If you buy a bond at par and hold it to maturity, the current yield and the coupon rate are the same. However, for a bond purchased at a premium or a discount to its face value, the yield and the coupon rate are different.
If you're concerned only with the amount of current income a bond can provide each year, then calculating the current yield may give you enough information to decide whether you should purchase that bond. However, if you're interested in a bond's performance as an investment over a period of years, or want to compare it to another bond or some other income-producing investment, the current yield will not give you enough information. In that case, yield to maturity will be more useful.
Yield to maturity
Yield to maturity is a more accurate reflection of the return on a bond if you hold it until its maturity date. It takes into account not only the bond's interest rate, principal, time to maturity, and purchase price, but also the value of the interest payments as you receive them over the life of the bond.

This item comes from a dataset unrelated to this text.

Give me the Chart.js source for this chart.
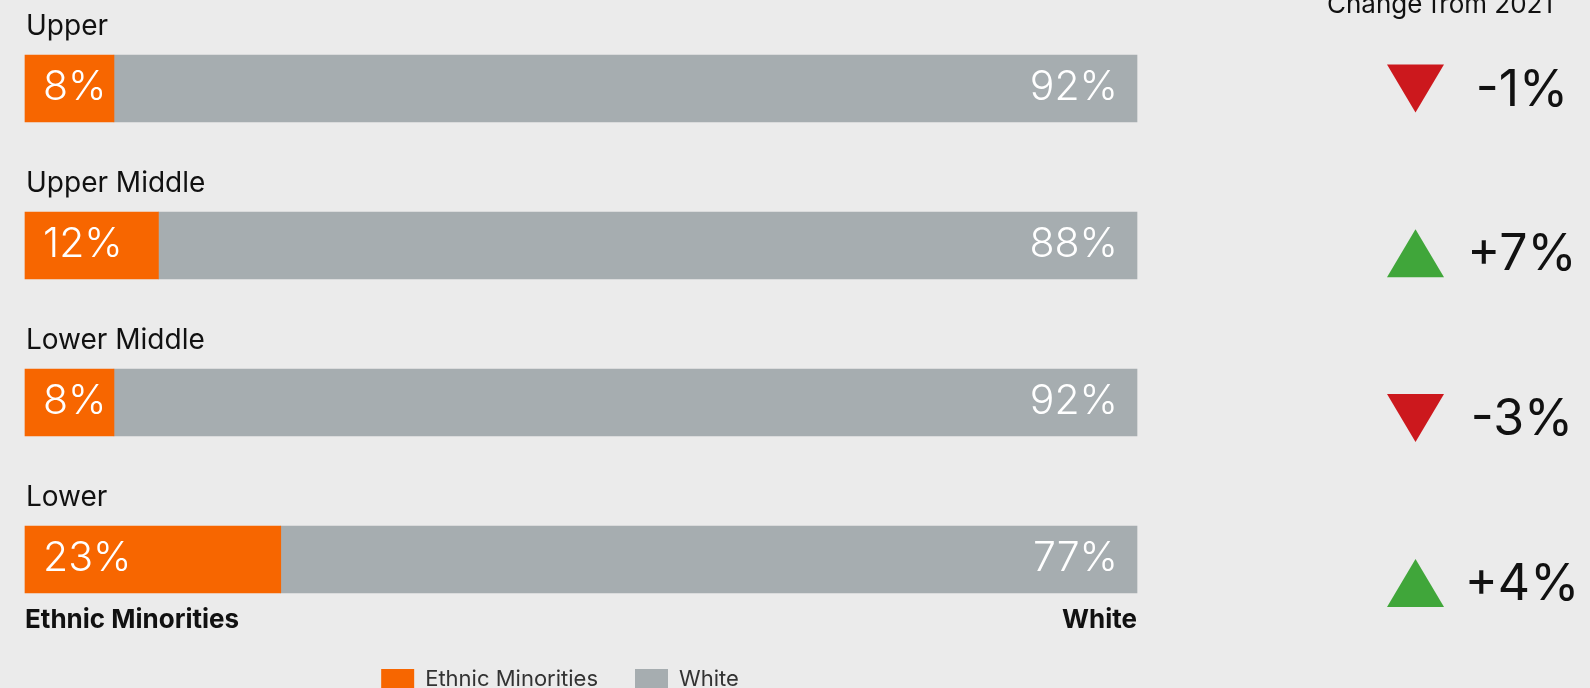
<!DOCTYPE html>
<html>
<head>
<meta charset="utf-8">
<script src="https://cdn.jsdelivr.net/npm/chart.js@4/dist/chart.umd.min.js"></script>
<style>
  html, body { margin: 0; padding: 0; background: #ebebeb; }
  #wrap { width: 1590px; height: 688px; position: relative; }
</style>
</head>
<body>
<div id="wrap"><canvas id="chart" width="1590" height="688"></canvas></div>
<script>
// Income groups and their ethnic composition (%)
const categories = ['Upper', 'Upper Middle', 'Lower Middle', 'Lower'];
const ethnicMinorities = [8, 12, 8, 23];
const white = [92, 88, 92, 77];
// Percentage-point change in the ethnic-minority share since 2021
const changeFrom2021 = [-1, 7, -3, 4];
const changeTitle = 'Change from 2021';
const axisEnds = ['Ethnic Minorities', 'White'];
const seriesNames = ['Ethnic Minorities', 'White'];

const ORANGE = '#f76600';
const GREY = '#a6adb0';
const RED = '#cc181d';
const GREEN = '#40a63a';
const INK = '#111111';
const FONT = 'Inter';

Chart.defaults.font.family = FONT;

const BAR_THICKNESS = 67;

function fmtChange(v) {
  return (v > 0 ? '+' : '-') + Math.abs(v) + '%';
}

// Labels above bars, values inside bars and the change column on the right
const rowAnnotations = {
  id: 'rowAnnotations',
  afterLayout(chart) {
    // centre the legend a little left of the plot's midline
    const lg = chart.legend;
    if (lg) { lg.left -= 21; lg.right -= 21; }
  },
  afterDatasetsDraw(chart) {
    const { ctx, scales: { x, y } } = chart;
    const x0 = x.getPixelForValue(0);
    const x1 = x.getPixelForValue(100);
    const half = BAR_THICKNESS / 2;
    const triX = 1415.5, triW = 57, triH = 48, changeX = 1522;
    ctx.save();

    ctx.fillStyle = INK;
    ctx.font = `400 26px ${FONT}`;
    ctx.textAlign = 'center';
    ctx.textBaseline = 'alphabetic';
    ctx.fillText(changeTitle, 1440, 13);

    categories.forEach((cat, i) => {
      const yc = y.getPixelForValue(i);

      ctx.fillStyle = INK;
      ctx.font = `400 28px ${FONT}`;
      ctx.textAlign = 'left';
      ctx.textBaseline = 'alphabetic';
      ctx.fillText(cat, x0 + 1, yc - half - 20);

      ctx.fillStyle = '#ffffff';
      ctx.font = `300 41px ${FONT}`;
      ctx.textBaseline = 'middle';
      ctx.textAlign = 'left';
      ctx.fillText(ethnicMinorities[i] + '%', x0 + 18, yc - 1);
      ctx.textAlign = 'right';
      ctx.fillText(white[i] + '%', x1 - 19, yc - 1);

      // change column rows sit on a slightly wider pitch than the bars
      const cy = yc + i * 7.8;
      const v = changeFrom2021[i];
      ctx.beginPath();
      if (v < 0) {
        ctx.moveTo(triX - triW / 2, cy - triH / 2);
        ctx.lineTo(triX + triW / 2, cy - triH / 2);
        ctx.lineTo(triX, cy + triH / 2);
      } else {
        ctx.moveTo(triX, cy - triH / 2);
        ctx.lineTo(triX + triW / 2, cy + triH / 2);
        ctx.lineTo(triX - triW / 2, cy + triH / 2);
      }
      ctx.closePath();
      ctx.fillStyle = v < 0 ? RED : GREEN;
      ctx.fill();

      ctx.fillStyle = INK;
      ctx.font = `400 50px ${FONT}`;
      ctx.textAlign = 'center';
      ctx.textBaseline = 'alphabetic';
      ctx.fillText(fmtChange(v), changeX, cy + 17);
    });
    ctx.restore();
  }
};

new Chart(document.getElementById('chart'), {
  type: 'bar',
  data: {
    labels: categories,
    datasets: [
      { label: seriesNames[0], data: ethnicMinorities, backgroundColor: ORANGE, borderColor: ORANGE, borderWidth: 0, barThickness: BAR_THICKNESS, clip: false },
      { label: seriesNames[1], data: white, backgroundColor: GREY, borderColor: GREY, borderWidth: 0, barThickness: BAR_THICKNESS, clip: false }
    ]
  },
  options: {
    indexAxis: 'y',
    responsive: false,
    animation: false,
    events: [],
    layout: { padding: { top: 88.5, right: 453, bottom: -12, left: 25 } },
    scales: {
      x: {
        stacked: true,
        min: 0,
        max: 100,
        position: 'bottom',
        grid: { display: false, drawTicks: false },
        border: { display: false },
        afterBuildTicks: (s) => { s.ticks = [{ value: 0 }, { value: 100 }]; },
        ticks: {
          align: 'inner',
          padding: 20,
          color: INK,
          font: { family: FONT, size: 26, weight: '700', lineHeight: 3.123 },
          callback: (v) => (v === 0 ? axisEnds[0] : axisEnds[1])
        },
        afterFit: (s) => { s.height = 71.5; }
      },
      y: {
        stacked: true,
        offset: false,
        display: false
      }
    },
    plugins: {
      tooltip: { enabled: false },
      legend: {
        position: 'bottom',
        align: 'center',
        labels: {
          boxWidth: 33,
          boxHeight: 20,
          padding: 37,
          color: '#333333',
          font: { family: FONT, size: 22 }
        }
      }
    }
  },
  plugins: [rowAnnotations]
});
</script>
</body>
</html>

If you buy a bond at a discount to its face value, its yield to maturity will be higher than its current yield. Why? Because in addition to receiving interest, you would be able to redeem the bond for more than you paid for it. The reverse is true if you buy a bond at a premium (more than its face value). Its value at maturity would be less than you paid for it, which would affect your yield.

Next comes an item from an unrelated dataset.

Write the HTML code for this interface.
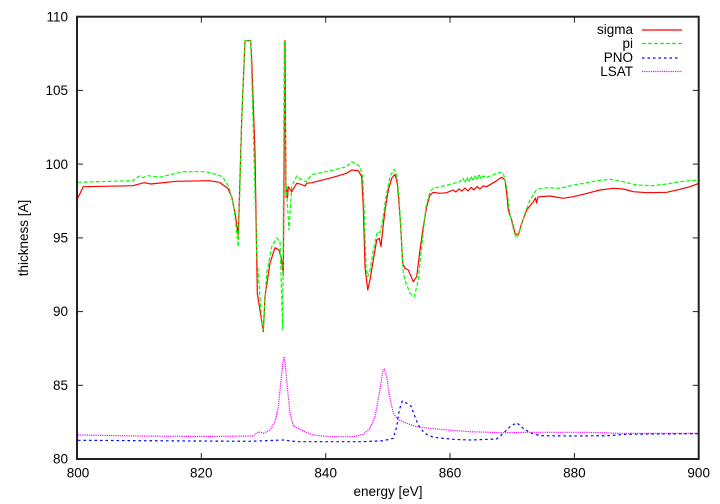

Example: If you paid $960 for a $1,000 bond and held it to maturity, you would receive the full $1,000 principal. That $40 profit is included in the calculation of a bond's yield to maturity. Conversely, if you bought the bond at a $40 premium, meaning you paid $1,040 for it, that premium would reduce the bond's yield because the bond would be redeemed for $40 less than its purchase price.

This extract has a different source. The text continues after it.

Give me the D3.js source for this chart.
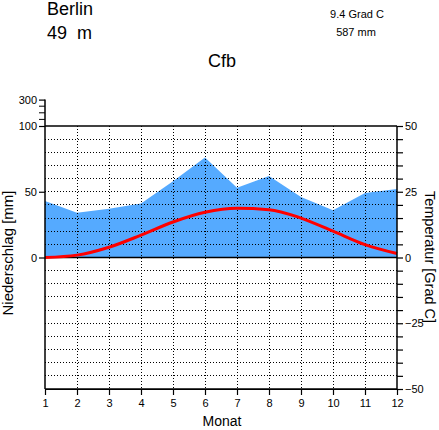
<!DOCTYPE html>
<html>
<head>
<meta charset="utf-8">
<script src="https://cdn.jsdelivr.net/npm/d3@7"></script>
<style>
  body { margin: 0; background: #fff; }
  svg text { font-family: "Liberation Sans", Arial, sans-serif; fill: #000; }
</style>
</head>
<body>
<div id="chart"></div>
<script>
// Climate data for Berlin
let months = [1, 2, 3, 4, 5, 6, 7, 8, 9, 10, 11, 12];
let precip = [43, 34, 37, 41, 58, 76, 53, 62, 46, 36, 49, 52];
let temp = [0.0, 0.9, 3.9, 8.5, 13.5, 17.2, 18.7, 18.2, 15.0, 10.0, 4.9, 1.5];
let precipTicks = [0, 50, 100, 300];
let precipMinorTicks = [150, 200, 250];
let tempTicks = [-50, -25, 0, 25, 50];

let svgWidth = 439;
let svgHeight = 430;

let margin = { top: 126, right: 42, bottom: 41, left: 45 };
let width = svgWidth - margin.left - margin.right;
let height = svgHeight - margin.top - margin.bottom;

let svg = d3.select("#chart")
    .append("svg")
    .attr("width", svgWidth)
    .attr("height", svgHeight);

// Scales
let xScale = d3.scaleLinear()
    .domain([1, 12])
    .range([margin.left, margin.left + width]);
let tempScale = d3.scaleLinear()
    .domain([-50, 50])
    .range([margin.top + height, margin.top]);
// precipitation: 0-100 mm linear, above 100 mm compressed 1:10
let precipScale = d3.scaleLinear()
    .domain([0, 100, 300])
    .range([tempScale(0), tempScale(50), tempScale(50) - 26.4]);

// Precipitation area
let area = d3.area()
    .x((d, i) => xScale(months[i]))
    .y0(precipScale(0))
    .y1(d => precipScale(d));
svg.append("path")
    .datum(precip)
    .attr("d", area)
    .attr("fill", "#55aaff");

// Dotted grid
let gridVals = d3.range(-45, 50, 5).filter(v => v !== 0);
svg.append("g")
    .selectAll("line")
    .data(gridVals)
    .enter()
    .append("line")
    .attr("x1", xScale(1))
    .attr("x2", xScale(12))
    .attr("y1", d => tempScale(d))
    .attr("y2", d => tempScale(d))
    .attr("stroke", "#000")
    .attr("stroke-width", 1)
    .attr("stroke-dasharray", "1,2")
    .attr("shape-rendering", "crispEdges");
svg.append("g")
    .selectAll("line")
    .data(months.slice(1, 11))
    .enter()
    .append("line")
    .attr("x1", d => xScale(d))
    .attr("x2", d => xScale(d))
    .attr("y1", tempScale(50))
    .attr("y2", tempScale(-50))
    .attr("stroke", "#000")
    .attr("stroke-width", 1)
    .attr("stroke-dasharray", "1,2")
    .attr("shape-rendering", "crispEdges");

// Solid frame lines
[50, 0, -50].forEach(v => {
  svg.append("line")
    .attr("x1", xScale(1)).attr("x2", xScale(12))
    .attr("y1", tempScale(v)).attr("y2", tempScale(v))
    .attr("stroke", "#000").attr("stroke-width", 1.5);
});

// Temperature line
let line = d3.line()
    .x((d, i) => xScale(months[i]))
    .y(d => tempScale(d))
    .curve(d3.curveMonotoneX);
svg.append("path")
    .datum(temp)
    .attr("d", line)
    .attr("fill", "none")
    .attr("stroke", "#ff0000")
    .attr("stroke-width", 3);

// Axes
let xAxis = d3.axisBottom(xScale).tickValues(months).tickSize(6).tickPadding(4).tickFormat(d3.format("d"));
svg.append("g")
    .attr("transform", `translate(0, ${tempScale(-50)})`)
    .call(xAxis);

let leftAxis = d3.axisLeft(precipScale).tickValues(precipTicks).tickSize(6).tickPadding(2).tickFormat(d3.format("d"));
let leftG = svg.append("g")
    .attr("transform", `translate(${xScale(1)}, 0)`)
    .call(leftAxis);
leftG.selectAll(".domain").remove();
leftG.append("g")
    .selectAll("line")
    .data(precipMinorTicks)
    .enter()
    .append("line")
    .attr("x1", -6).attr("x2", 0)
    .attr("y1", d => precipScale(d)).attr("y2", d => precipScale(d))
    .attr("stroke", "#000");
leftG.append("line")
    .attr("x1", 0).attr("x2", 0)
    .attr("y1", precipScale(300)).attr("y2", tempScale(-50))
    .attr("stroke", "#000").attr("stroke-width", 1.5);

let rightAxis = d3.axisRight(tempScale).tickValues(d3.range(-50, 55, 5)).tickSize(6).tickPadding(2)
    .tickFormat(d => tempTicks.includes(d) ? d3.format("d")(d) : "");
let rightG = svg.append("g")
    .attr("transform", `translate(${xScale(12)}, 0)`)
    .call(rightAxis);
rightG.selectAll(".domain").remove();
rightG.append("line")
    .attr("x1", 0).attr("x2", 0)
    .attr("y1", tempScale(50)).attr("y2", tempScale(-50))
    .attr("stroke", "#000").attr("stroke-width", 1.5);

svg.selectAll(".tick text").style("font-size", "11px").style("font-family", "Liberation Sans, Arial, sans-serif");
svg.selectAll(".tick line").attr("stroke-width", 1.2);

// Titles and labels
svg.append("text").attr("x", 47).attr("y", 15).style("font-size", "18px").text("Berlin");
svg.append("text").attr("x", 47).attr("y", 39).style("font-size", "18px").text("49  m").attr("xml:space", "preserve");
svg.append("text").attr("x", 222).attr("y", 67).attr("text-anchor", "middle").style("font-size", "18px").text("Cfb");
svg.append("text").attr("x", 357).attr("y", 18).attr("text-anchor", "middle").style("font-size", "11px").text("9.4 Grad C");
svg.append("text").attr("x", 356).attr("y", 36).attr("text-anchor", "middle").style("font-size", "11px").text("587 mm");

svg.append("text")
    .attr("x", 222).attr("y", 426)
    .attr("text-anchor", "middle")
    .style("font-size", "14px")
    .text("Monat");
svg.append("text")
    .attr("transform", "translate(13, 253) rotate(-90)")
    .attr("text-anchor", "middle")
    .style("font-size", "15px")
    .text("Niederschlag [mm]");
svg.append("text")
    .attr("transform", "translate(425, 257) rotate(90)")
    .attr("text-anchor", "middle")
    .style("font-size", "14.5px")
    .text("Temperatur [Grad C]");
</script>
</body>
</html>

Yield to maturity lets you accurately compare bonds with different maturities and coupon rates. It's particularly helpful when you're comparing older bonds being sold in the secondary market that are priced at a discount or at a premium rather than at face value. It's also especially important when looking at a zero-coupon bond, which typically sells at a deep discount to its face value but makes no periodic interest payments. Because all of a zero's return comes at maturity, when its principal is repaid, any yield quoted for a zero-coupon bond is always a yield to maturity.
Yield to call
When it comes to helping you estimate your return on a callable bond (one whose issuer can choose to repay the principal before maturity), yield to maturity has a flaw. If the bond is called, the par value will be repaid and interest payments will come to an end, thus reducing its overall yield to the investor. Therefore, for a callable bond, you also need to know what the yield would be if the bond were called at the earliest date possible. That figure is known as its yield to call. The calculation is the same as with yield to maturity, except that the first call date is substituted for the maturity date.
A bond issuer will generally call a bond only if it's profitable for the issuer to do so. For example, if interest rates fall below a bond's coupon rate, the issuer is likely to recall the bond and borrow money at the new, lower rate. The larger the spread between current interest rates and the original coupon rate, and the earlier the first date the bond can be called, the more important yield to call becomes.
It's also important to consider a bond's after-tax yield--the rate of return after taking into account taxes (if any) on the income received. A tax-exempt bond typically pays a lower interest rate than its taxable equivalent, but may have a higher after-tax yield, depending on your tax bracket and state tax laws. Example: Bond A is a tax-exempt bond paying 4%; Bond B is a taxable bond paying 6%. For purposes of this illustration, let's say you're in the 35% federal tax bracket and pay no state taxes. Bond A's after-tax yield is 4%, but Bond B's yield is only 3.9% once taxes have been deducted. Bond A has a higher after-tax yield.
Watching the yield curve
Bond maturities and their yields are related. Typically, bonds with longer maturities pay higher yields. Why? Because the longer a bondholder must wait for the bond's principal to be repaid, the greater the risk compared to an identical bond with a shorter maturity, and the more reward investors demand.
On a chart that compares the yields of, say, Treasury securities with various maturities, you would typically see a line that slopes upward as maturities lengthen and yields increase. The greater the difference between short and long maturities, the steeper that slope. A steep yield curve often occurs when investors expect a faster-growth economy and rising interest rates; they want greater compensation for tying up their money for longer periods. A flat yield curve means that economic projections are relatively stable, so there is little difference between short and long maturities.
Sometimes the yield curve can become inverted when short-term interest rates are higher than long-term rates. For example, in 2004 the Federal Reserve Board began increasing short-term rates, but long-term rates didn't rise as quickly. A yield curve that stays inverted for a period of time is believed to indicate that a recession is likely to occur soon.